Wir lagen damit alles andere als falsch: Noch Ende 2014 schrieb Frank-Walter Steinmeier in der FAZ: „Wenn ich morgens manchmal durch den Pressespiegel meines Hauses blättere, habe ich das Gefühl: Der Meinungskorridor war schon mal breiter. Es gibt eine erstaunliche Homogenität in deutschen Redaktionen, wenn sie Informationen gewichten und einordnen. Der Konformitätsdruck in den Köpfen der Journalisten scheint mir ziemlich hoch.“ Steinmeier hat sich mit diesem Text keine Freunde gemacht – wir uns mit dem Freitag auch nicht.
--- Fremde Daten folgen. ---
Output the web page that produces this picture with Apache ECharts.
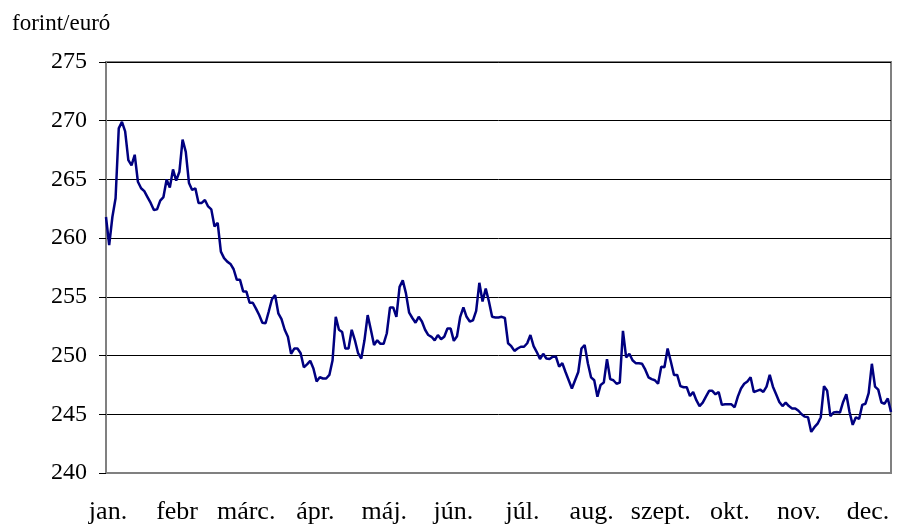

Außer bei unseren Lesern. Der neue Freitag war als Zumutung gedacht – und wurde auch so empfunden. Der Umgang mit den Unzufriedenen gehört zu den wichtigsten Aufgaben des Chefredakteurs, nach innen und nach außen. Dieser Chefredakteur war in seiner Freundlichkeit ebenso unerschütterlich wie in seinen Standpunkten.

Einer wie Philip kehrt jetzt dem Journalismus den Rücken und macht Kino. Einerseits ist das normal. Schon viele Menschen waren Journalisten, bevor sie einen anständigen Beruf ergriffen haben. Andererseits ist das besorgniserregend: In einer Zeit, da der widerständige, unabhängige Journalismus für die Demokratie überlebenswichtig ist, kommen dem Beruf die guten Leute abhanden. Aber was machen wir Übrigbleibenden? Wir machen weiter. Was sonst. Journalisten sollten ehrlich sein. Und nicht sentimental. Niemand ist unersetzlich. Kein Stuhl bleibt lange leer. Philip geht. Das ist ein Verlust. Christian Füller kommt. Das ist ein Gewinn. Und nächste Woche erscheint wieder eine Zeitung. Das ist die gnadenlose Schönheit unseres Berufs.